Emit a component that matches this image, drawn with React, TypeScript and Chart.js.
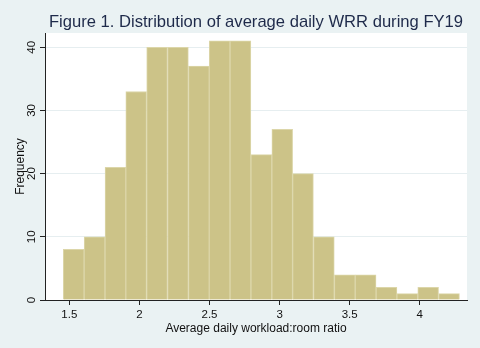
import React, { useEffect, useRef } from "react";
import { Chart, registerables } from "chart.js";

Chart.register(...registerables);

const binCenters = [1.531, 1.680, 1.829, 1.977, 2.126, 2.275, 2.424, 2.572, 2.721, 2.870, 3.019, 3.167, 3.316, 3.465, 3.614, 3.763, 3.911, 4.060, 4.209];
const frequencies = [8, 10, 21, 33, 40, 40, 37, 41, 41, 23, 27, 20, 10, 4, 4, 2, 1, 2, 1];
const xTickValues = [1.5, 2, 2.5, 3, 3.5, 4];
const yTickValues = [0, 10, 20, 30, 40];
const titleText = "Figure 1. Distribution of average daily WRR during FY19";
const xTitle = "Average daily workload:room ratio";
const yTitle = "Frequency";

const BG = "#EAF2F3";
const FONT = "'Liberation Sans', Arial, Helvetica, sans-serif";

export default function App() {
  const ref = useRef<HTMLCanvasElement | null>(null);

  useEffect(() => {
    document.body.style.margin = "0";
    const canvas = ref.current;
    if (!canvas) return;

    const bgPlugin = {
      id: "bgPlugin",
      beforeDraw(chart: any) {
        const { ctx, chartArea, width, height } = chart;
        ctx.save();
        ctx.fillStyle = BG;
        ctx.fillRect(0, 0, width, height);
        ctx.fillStyle = "#FFFFFF";
        ctx.fillRect(chartArea.left, chartArea.top, chartArea.right - chartArea.left, chartArea.bottom - chartArea.top);
        ctx.restore();
      },
      afterDraw(chart: any) {
        const { ctx } = chart;
        const ys = chart.scales.y;
        ctx.save();
        ctx.fillStyle = "#111111";
        ctx.font = `11.5px ${FONT}`;
        ctx.textAlign = "center";
        ctx.textBaseline = "middle";
        for (const v of yTickValues) {
          const py = ys.getPixelForValue(v);
          ctx.save();
          ctx.translate(31.5, py);
          ctx.rotate(-Math.PI / 2);
          ctx.fillText(String(v), 0, 0);
          ctx.restore();
        }
        ctx.restore();
      },
    };

    const chart = new Chart(canvas, {
      type: "bar",
      data: {
        datasets: [
          {
            data: binCenters.map((x, i) => ({ x, y: frequencies[i] })),
            backgroundColor: "#CCC388",
            borderColor: "#DCD6A9",
            borderWidth: 1,
            barPercentage: 1,
            categoryPercentage: 1,
          } as any,
        ],
      },
      options: {
        animation: false,
        responsive: false,
        layout: { padding: { left: 0, right: 13, top: 0, bottom: 0 } },
        plugins: {
          legend: { display: false },
          tooltip: { enabled: false },
          title: {
            display: true,
            text: titleText,
            fullSize: false,
            color: "#1E2A4A",
            font: { family: FONT, size: 16.6, weight: "normal" },
            padding: { top: 12.5, bottom: 0.6 },
          },
        },
        scales: {
          x: {
            type: "linear",
            min: 1.3265,
            max: 4.337,
            offset: false,
            afterBuildTicks: (axis: any) => {
              axis.ticks = xTickValues.map((v) => ({ value: v }));
            },
            afterFit: (axis: any) => {
              axis.height = 48;
            },
            grid: {
              display: true,
              drawOnChartArea: false,
              drawTicks: true,
              tickLength: 5,
              tickColor: "#222222",
              offset: false,
            },
            border: { display: true, color: "#222222", width: 1 },
            ticks: {
              color: "#111111",
              font: { family: FONT, size: 11.5 },
              padding: 3,
              maxRotation: 0,
              autoSkip: false,
              callback: (v: any) => String(v),
            },
            title: {
              display: true,
              text: xTitle,
              color: "#111111",
              font: { family: FONT, size: 12 },
              padding: { top: 0, bottom: 12.5 },
            },
          },
          y: {
            type: "linear",
            min: 0,
            max: 42.25,
            afterBuildTicks: (axis: any) => {
              axis.ticks = yTickValues.map((v) => ({ value: v }));
            },
            afterFit: (axis: any) => {
              axis.width = 45;
            },
            grid: {
              display: true,
              drawOnChartArea: true,
              color: "#E6EEF0",
              drawTicks: true,
              tickLength: 5,
              tickColor: "#222222",
            },
            border: { display: true, color: "#222222", width: 1 },
            ticks: { display: false },
            title: {
              display: true,
              text: yTitle,
              color: "#111111",
              font: { family: FONT, size: 12 },
              padding: { top: 13, bottom: 0 },
            },
          },
        },
      } as any,
      plugins: [bgPlugin],
    });

    return () => chart.destroy();
  }, []);

  return (
    <div style={{ width: 480, height: 348, background: BG }}>
      <canvas ref={ref} width={480} height={348} style={{ display: "block" }} />
    </div>
  );
}
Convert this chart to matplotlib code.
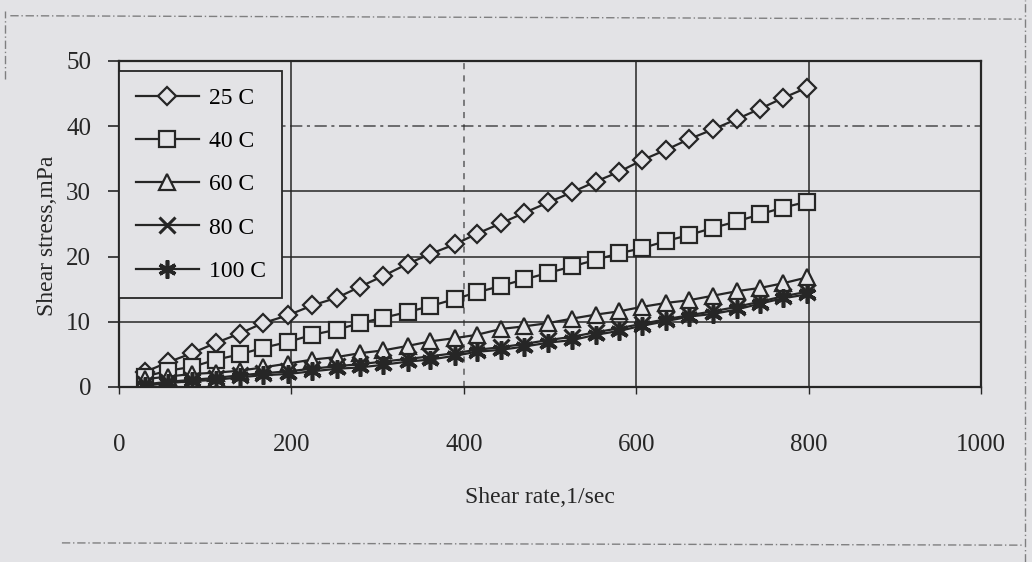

* [THE PROBLEM]:
Print every entry above again without changing a word, and omit the pictures.

* [REPLY]:
Emit a component that matches this image, drawn with React, TypeScript and Chart.js.
import React, { useEffect, useRef } from "react";
import { Chart, registerables } from "chart.js";

Chart.register(...registerables);

const binCenters = [1.531, 1.680, 1.829, 1.977, 2.126, 2.275, 2.424, 2.572, 2.721, 2.870, 3.019, 3.167, 3.316, 3.465, 3.614, 3.763, 3.911, 4.060, 4.209];
const frequencies = [8, 10, 21, 33, 40, 40, 37, 41, 41, 23, 27, 20, 10, 4, 4, 2, 1, 2, 1];
const xTickValues = [1.5, 2, 2.5, 3, 3.5, 4];
const yTickValues = [0, 10, 20, 30, 40];
const titleText = "Figure 1. Distribution of average daily WRR during FY19";
const xTitle = "Average daily workload:room ratio";
const yTitle = "Frequency";

const BG = "#EAF2F3";
const FONT = "'Liberation Sans', Arial, Helvetica, sans-serif";

export default function App() {
  const ref = useRef<HTMLCanvasElement | null>(null);

  useEffect(() => {
    document.body.style.margin = "0";
    const canvas = ref.current;
    if (!canvas) return;

    const bgPlugin = {
      id: "bgPlugin",
      beforeDraw(chart: any) {
        const { ctx, chartArea, width, height } = chart;
        ctx.save();
        ctx.fillStyle = BG;
        ctx.fillRect(0, 0, width, height);
        ctx.fillStyle = "#FFFFFF";
        ctx.fillRect(chartArea.left, chartArea.top, chartArea.right - chartArea.left, chartArea.bottom - chartArea.top);
        ctx.restore();
      },
      afterDraw(chart: any) {
        const { ctx } = chart;
        const ys = chart.scales.y;
        ctx.save();
        ctx.fillStyle = "#111111";
        ctx.font = `11.5px ${FONT}`;
        ctx.textAlign = "center";
        ctx.textBaseline = "middle";
        for (const v of yTickValues) {
          const py = ys.getPixelForValue(v);
          ctx.save();
          ctx.translate(31.5, py);
          ctx.rotate(-Math.PI / 2);
          ctx.fillText(String(v), 0, 0);
          ctx.restore();
        }
        ctx.restore();
      },
    };

    const chart = new Chart(canvas, {
      type: "bar",
      data: {
        datasets: [
          {
            data: binCenters.map((x, i) => ({ x, y: frequencies[i] })),
            backgroundColor: "#CCC388",
            borderColor: "#DCD6A9",
            borderWidth: 1,
            barPercentage: 1,
            categoryPercentage: 1,
          } as any,
        ],
      },
      options: {
        animation: false,
        responsive: false,
        layout: { padding: { left: 0, right: 13, top: 0, bottom: 0 } },
        plugins: {
          legend: { display: false },
          tooltip: { enabled: false },
          title: {
            display: true,
            text: titleText,
            fullSize: false,
            color: "#1E2A4A",
            font: { family: FONT, size: 16.6, weight: "normal" },
            padding: { top: 12.5, bottom: 0.6 },
          },
        },
        scales: {
          x: {
            type: "linear",
            min: 1.3265,
            max: 4.337,
            offset: false,
            afterBuildTicks: (axis: any) => {
              axis.ticks = xTickValues.map((v) => ({ value: v }));
            },
            afterFit: (axis: any) => {
              axis.height = 48;
            },
            grid: {
              display: true,
              drawOnChartArea: false,
              drawTicks: true,
              tickLength: 5,
              tickColor: "#222222",
              offset: false,
            },
            border: { display: true, color: "#222222", width: 1 },
            ticks: {
              color: "#111111",
              font: { family: FONT, size: 11.5 },
              padding: 3,
              maxRotation: 0,
              autoSkip: false,
              callback: (v: any) => String(v),
            },
            title: {
              display: true,
              text: xTitle,
              color: "#111111",
              font: { family: FONT, size: 12 },
              padding: { top: 0, bottom: 12.5 },
            },
          },
          y: {
            type: "linear",
            min: 0,
            max: 42.25,
            afterBuildTicks: (axis: any) => {
              axis.ticks = yTickValues.map((v) => ({ value: v }));
            },
            afterFit: (axis: any) => {
              axis.width = 45;
            },
            grid: {
              display: true,
              drawOnChartArea: true,
              color: "#E6EEF0",
              drawTicks: true,
              tickLength: 5,
              tickColor: "#222222",
            },
            border: { display: true, color: "#222222", width: 1 },
            ticks: { display: false },
            title: {
              display: true,
              text: yTitle,
              color: "#111111",
              font: { family: FONT, size: 12 },
              padding: { top: 13, bottom: 0 },
            },
          },
        },
      } as any,
      plugins: [bgPlugin],
    });

    return () => chart.destroy();
  }, []);

  return (
    <div style={{ width: 480, height: 348, background: BG }}>
      <canvas ref={ref} width={480} height={348} style={{ display: "block" }} />
    </div>
  );
}
Convert this chart to matplotlib code.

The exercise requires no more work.